Last time I did a make clean, rebuilt the system from scratch, and inspected the last written timestamp on the compiled files, there were typically six to eight of them completed per second. (And last time I did this little exercise was around ten years ago; we've got faster machines today.)
Using compile time as an argument against compiled languages, in favor of interpreted ones, might have been valid in the 1980s. It is not today.
Besides: Because interpreted languages traditionally had lousy run time performance, all major interpreted languages today start the interpretation by doing an on-the-fly compilation... (if they do not find an already compiled version in a cache). So you don't escape the compile time - you just count it as part of the run time.
First, you should learn to consider that someone might be joking. This is the lounge.
Secondly, when I think build I think of the entire thing. Compile and link.
If you use second-party libraries for much of your source the it will be much quicker than it really should be. Mostly, what I did I built from scratch. An exception to this was the .lib file that came with an A/D converter. For FORTRAN, years ago, I even built a graphics .lib I coded in Assembler. The whole thing, if I did it all at once, would be done in a minute, tops (on an 80286 w/HDD and 1 MB RAM).

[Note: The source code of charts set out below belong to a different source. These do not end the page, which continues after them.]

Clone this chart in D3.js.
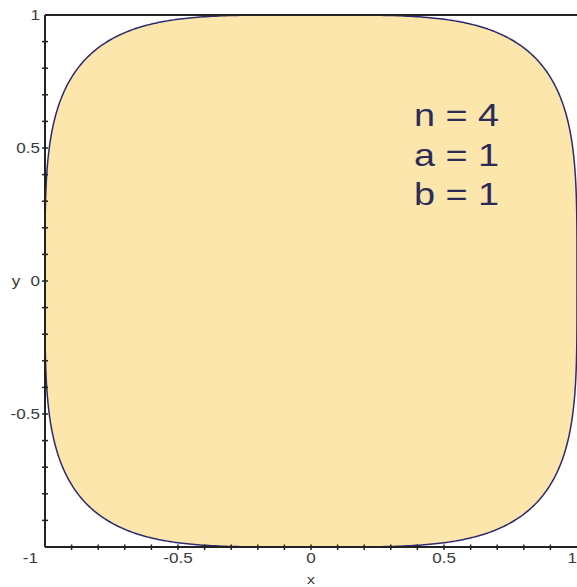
<!DOCTYPE html>
<html>
<head>
<meta charset="utf-8">
<script src="https://cdn.jsdelivr.net/npm/d3@7"></script>
<style>
  html, body { margin: 0; padding: 0; background: #ffffff; }
  svg { display: block; }
</style>
</head>
<body>
<script>
// Superellipse |x/a|^n + |y/b|^n = 1
const n = 4;
const a = 1;
const b = 1;
const paramLabels = ["n = " + n, "a = " + a, "b = " + b];

const minorTicks = [-0.9, -0.8, -0.7, -0.6, -0.5, -0.4, -0.3, -0.2, -0.1, 0,
                    0.1, 0.2, 0.3, 0.4, 0.5, 0.6, 0.7, 0.8, 0.9];
const xTickLabels = [{v: -0.5, t: "-0.5"}, {v: 0, t: "0"}, {v: 0.5, t: "0.5"}];
const yTickLabels = [{v: 1, t: "1"}, {v: 0.5, t: "0.5"}, {v: 0, t: "0"}, {v: -0.5, t: "-0.5"}];
const cornerLabel = "-1";
const rightLabel = "1";
const sampleCount = 720;

const W = 577, H = 587;
const x = d3.scaleLinear().domain([-1, 1]).range([45, 577]);
const y = d3.scaleLinear().domain([-1, 1]).range([547, 15]);

const svg = d3.select("body").append("svg")
  .attr("width", W).attr("height", H);

// Boundary points of the superellipse, traced by angle
const pts = d3.range(sampleCount + 1).map(i => {
  const t = 2 * Math.PI * i / sampleCount;
  const c = Math.cos(t), s = Math.sin(t);
  return [
    a * Math.sign(c) * Math.pow(Math.abs(c), 2 / n),
    b * Math.sign(s) * Math.pow(Math.abs(s), 2 / n)
  ];
});

const line = d3.line().x(d => x(d[0])).y(d => y(d[1]));

svg.append("path")
  .attr("d", line(pts) + "Z")
  .attr("fill", "#fce6ab")
  .attr("stroke", "#2c2a70")
  .attr("stroke-width", 1.5);

// Frame: left and bottom axes plus top edge
const axisColor = "#222222";
svg.append("line").attr("x1", x(-1)).attr("x2", x(-1)).attr("y1", y(1)).attr("y2", y(-1))
  .attr("stroke", axisColor).attr("stroke-width", 2);
svg.append("line").attr("x1", x(-1)).attr("x2", x(1)).attr("y1", y(-1)).attr("y2", y(-1))
  .attr("stroke", axisColor).attr("stroke-width", 2);
svg.append("line").attr("x1", x(-1)).attr("x2", x(1)).attr("y1", y(1)).attr("y2", y(1))
  .attr("stroke", axisColor).attr("stroke-width", 2);

// Ticks crossing the axes
svg.append("g").selectAll("line").data(minorTicks).join("line")
  .attr("x1", x(-1) - 3).attr("x2", x(-1) + 3)
  .attr("y1", d => y(d)).attr("y2", d => y(d))
  .attr("stroke", axisColor).attr("stroke-width", 1.5);
svg.append("g").selectAll("line").data(minorTicks).join("line")
  .attr("y1", y(-1) - 2.5).attr("y2", y(-1) + 3)
  .attr("x1", d => x(d)).attr("x2", d => x(d))
  .attr("stroke", axisColor).attr("stroke-width", 1.5);

const labelFont = "'Liberation Sans', Arial, sans-serif";
const labelColor = "#3a3a3a";
const stretch = 1.22;

// Text placed at (px, py), widened horizontally
function wideText(sel, px, py, size, anchor, color) {
  return sel
    .attr("transform", (d, i) => `translate(${px(d, i)},${py(d, i)}) scale(${stretch},1)`)
    .attr("text-anchor", anchor)
    .attr("font-family", labelFont).attr("font-size", size)
    .attr("fill", color);
}

wideText(svg.append("g").selectAll("text").data(yTickLabels).join("text"),
  () => x(-1) - 5, d => y(d.v) + 5, 14, "end", labelColor)
  .text(d => d.t);

wideText(svg.append("g").selectAll("text").data(xTickLabels).join("text"),
  d => x(d.v), () => 563, 14, "middle", labelColor)
  .text(d => d.t);

wideText(svg.append("text").datum(cornerLabel),
  () => x(-1) - 7, () => 563, 14, "end", labelColor)
  .text(d => d);

wideText(svg.append("text").datum(rightLabel),
  () => W, () => 563, 14, "end", labelColor)
  .text(d => d);

// Axis titles
wideText(svg.append("text").datum("y"),
  () => 16, () => y(0) + 5, 14, "middle", labelColor)
  .text(d => d);
wideText(svg.append("text").datum("x"),
  () => x(0), () => 584, 13, "middle", labelColor)
  .text(d => d);

// Parameter annotation
wideText(svg.append("g").selectAll("text").data(paramLabels).join("text"),
  () => 414, (d, i) => 126 + i * 39.5, 31, "start", "#2b2d58")
  .text(d => d);
</script>
</body>
</html>
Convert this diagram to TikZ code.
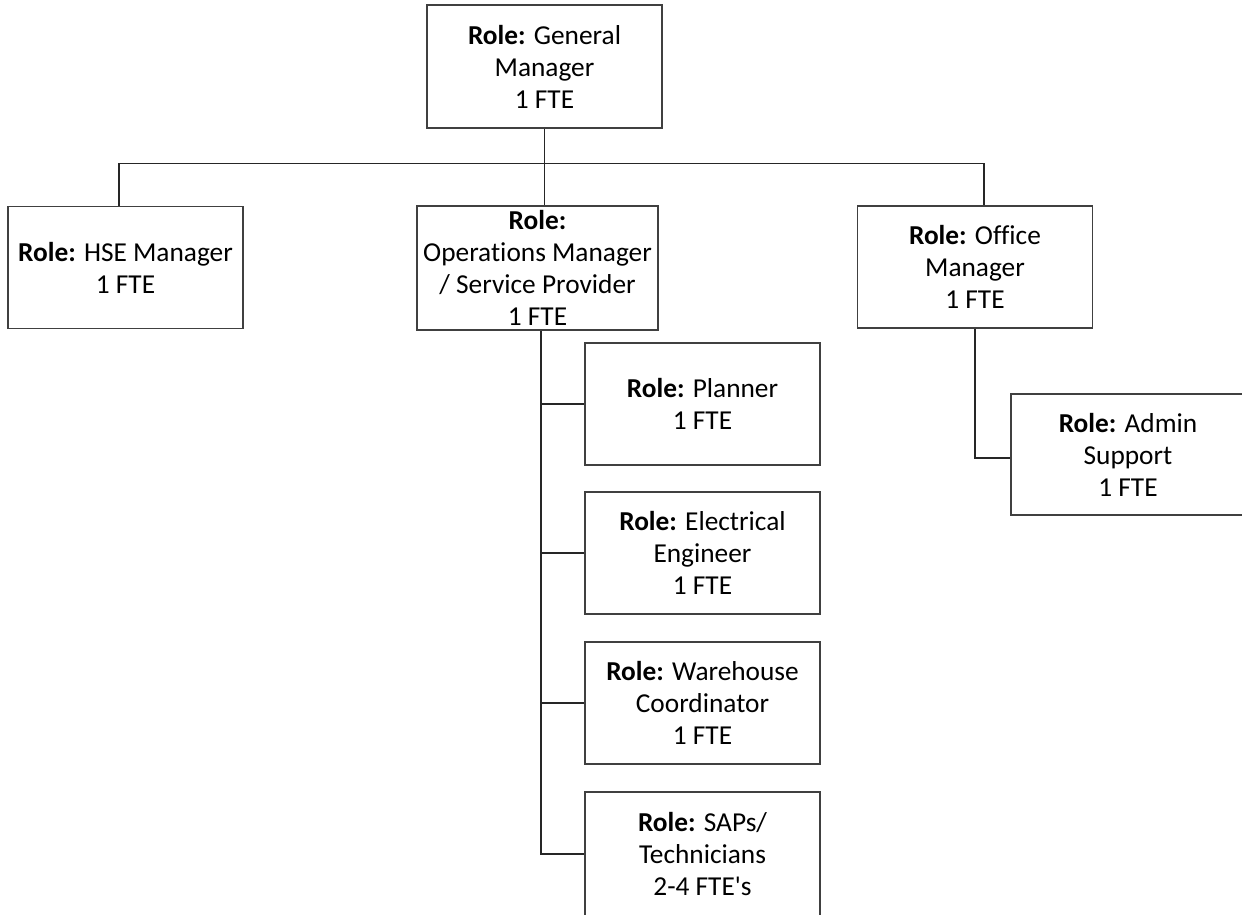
\documentclass[tikz,border=0pt]{standalone}
\usepackage{fontspec}
\setmainfont{Carlito}[Ligatures={NoCommon}]

\begin{document}
\begin{tikzpicture}[x=0.75pt,y=-0.75pt,
    poste/.style={draw=black!75,line width=0.8pt,align=center,
        minimum width=176.25pt,minimum height=91.5pt,inner xsep=2pt,inner ysep=0pt,
        font=\fontsize{20.5pt}{24pt}\selectfont},
    lien/.style={draw=black!85,line width=0.9pt}]
% Cadre de la page
\useasboundingbox (0,0) rectangle (1242,914);

% Direction
\node[poste,minimum height=92.25pt] (gm) at (544.5,66.5) {\textbf{Role:} General\\Manager\\1 FTE};

% Premier niveau
\node[poste] (hse) at (125.5,267.5) {\textbf{Role:} HSE Manager\\1 FTE};
\node[poste,minimum width=180.75pt,minimum height=93pt] (ops) at (537.5,268) {\textbf{Role:}\\Operations Manager\\/ Service Provider\\1 FTE};
\node[poste] (office) at (975,267) {\textbf{Role:} Office\\Manager\\1 FTE};

% Equipe operations
\node[poste] (planner) at (702.5,404) {\textbf{Role:} Planner\\1 FTE};
\node[poste] (elec) at (702.5,553) {\textbf{Role:} Electrical\\Engineer\\1 FTE};
\node[poste] (ware) at (702.5,703) {\textbf{Role:} Warehouse\\Coordinator\\1 FTE};
\node[poste,minimum height=93pt] (saps) at (702.5,854) {\textbf{Role:} SAPs/\\Technicians\\2-4 FTE\textquotesingle s};

% Equipe bureau
\node[poste,minimum width=175.5pt,minimum height=90.75pt] (admin) at (1128,454.5) {\textbf{Role:} Admin\\Support\\1 FTE};

% Liaisons
\coordinate (bus) at ([yshift=-26.25pt]gm.south);
\coordinate (hsetop) at ([xshift=-4.9pt]hse.north);
\coordinate (officetop) at ([xshift=6.75pt]office.north);
\coordinate (opsbot) at ([xshift=2.6pt]ops.south);
\draw[lien] (gm.south) -- (gm.south |- ops.north);
\draw[lien] (hsetop) |- (bus) -| (officetop);
\draw[lien] (opsbot) |- (saps.west);
\foreach \n in {planner,elec,ware}
    \draw[lien] (opsbot |- \n.west) -- (\n.west);
\draw[lien] (office.south) |- ([yshift=-2.6pt]admin.west);
\end{tikzpicture}
\end{document}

Mostly, however, the libraries were compiled once and, with the exception of an occasional addition, left as they were. Compile/link took seconds, usually.
You need to get a grasp on context when commenting in the forum. Not every, and perhaps hardly anything, is taken seriously. Certainly not if there's an opening for a laugh. Maybe that long sunless winter's getting to you?
Well, back when it was Turbo Pascal: Used the bathroom (took a book), got a cup of coffee, chatted up the receptionist (you could do that, then), checked the telex machine, read a bit of Byte magazine and then topped off my coffee again.